2018-08-20  Staff Reporter

Mining, mining effects exhibition nearing end

WINDHOEK – Time is fast running out for art lovers who haven’t had the chance to see Jeanette Unite‘s works at the National Art Gallery of Namibia (NAGN). The exhibition closes on September 6, barely less than two weeks from today.

Her unique body of work examines the paradox of plenty and corporate constructs around mineral companies’ tax, and legal aspects of mineral rights as well as socio-political subjects. The Terra exhibition, according to a statement by the NAGN, is said to have been shown in museums and university art galleries in Germany, the United Kingdom, the United States of America, China and Uzbekistan, amongst others. “For over a decade most of Unite’s work has focused on the mining industry, resource depletion in Africa and the economic and sociological conditions impacted. Her large-scale drawings of mining headgear and industrial complexes are executed with chalks and pastels that the artist makes, making use of minerals that she gets from mines as waste by-products after the extraction of ore,” the statement reads.

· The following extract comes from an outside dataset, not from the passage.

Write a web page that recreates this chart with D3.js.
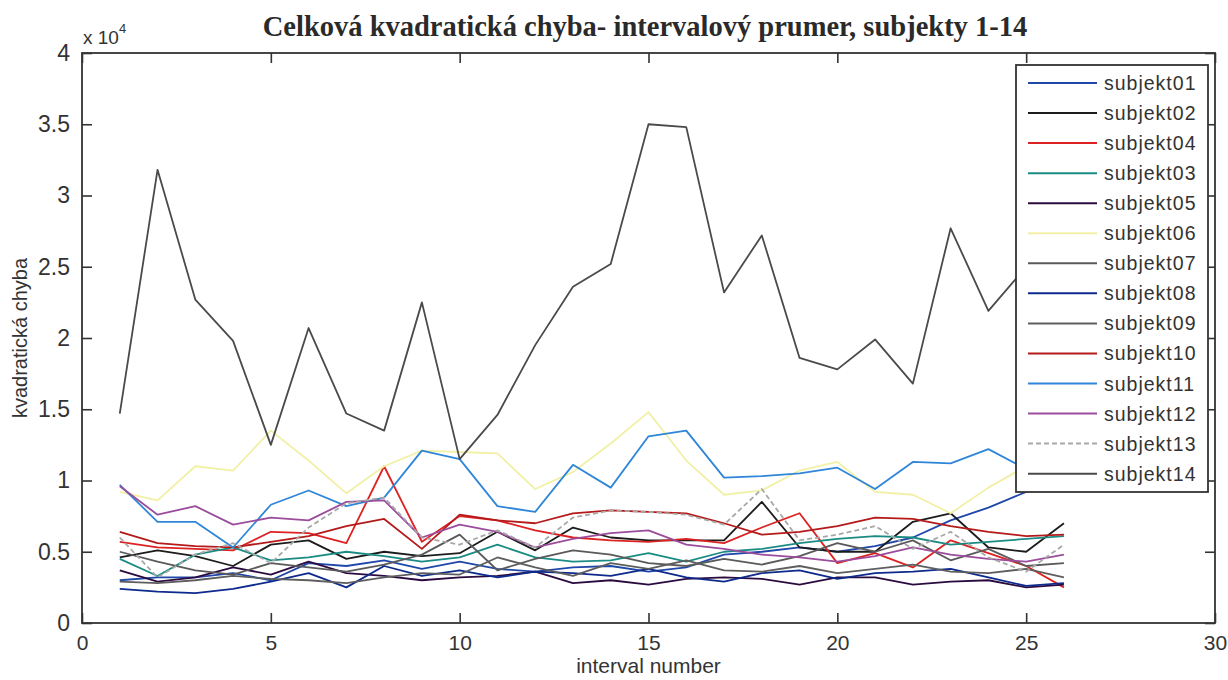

At first glance these works may appear to be lyrical, graceful compositions portraying old mining machinery. However the artist is at pains to embed a fundamental critique of the way mining has shattered lives, displaced communities and wreaked havoc on the environment. “Unite is a very active researcher both in archives for source material from which to draw and ‘on the ground’ in mines themselves and the communities that provide labour for their operation. Her works reference mining heritage sourced from archives and museums. This includes early geological historical maps and texts that were created during the Industrial Revolution to guide mining the coal that fuelled the engines that drove modernity and the quest for minerals,” the NAGN further reveals.

The artist is said to have travelled through more than thirty countries accumulating an extensive personal archive of images and materials from the mining industry. To this end, the photographs from these travels and images duplicated from mining museums and archives are as precious a resource to her, as the site-specific sands and slimes pond tailings from the mines and industrial detritus soiled with history, and loaded with meaning that she mixes into her paints and pastels.

According to the art parastatal, this artist explores the impact and relations between power and earth, through the mechanisms – both technical and social – of our modern world, that are so inextricably linked to mining. “All wealth is derived from the earth, and laws and legislation are constructed to regulate who has access and ownership of the resources from the planet. Images of the industrial sublime critiques the force of human compulsion for material goods regardless of the environmental and social consequences,” the NAGN maintains.